The company has also trialled them at its test site in New Zealand. The CoreVIBE trials, which were validated by SGS, showed a productivity gain of 33% over conventional coring, Imdex said.
The secondary option period will give the company time to conduct further product development and testing, while establishing its supply chain and manufacturing requirements.
It expects to trial commercial prototypes of the CoreVIBE with clients by the end of the financial year, while MagHAMMER will go through the same in the first half of 2020.
Imdex said if it chooses to exercise its option to acquire Flexidrill in December 2019, technologies are expected to provide additional global revenue and earnings during the next financial year.
Imdex's managing director Bernie Ridgeway said: "We are pleased to further progress the CoreVIBE and MagHAMMER technologies towards commercialisation.

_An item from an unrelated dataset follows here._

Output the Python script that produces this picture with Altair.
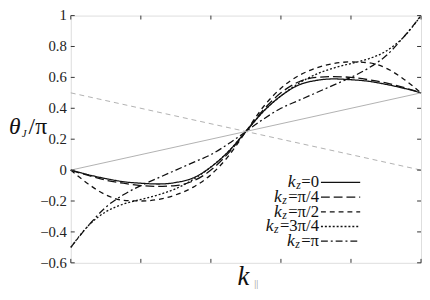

"These unique technologies have the potential to deliver substantial economic and productivity benefits to our clients globally, which is becoming increasingly important as new discoveries are likely to be under ground cover, deeper and require more drilling.
"It is widely recognised within the industry that drilling costs represent approximately half of global mineral-exploration expenditure. Reducing these costs has been a major challenge, which is likely to intensify given increasing safety standards, environmental restrictions and greater average hole depths."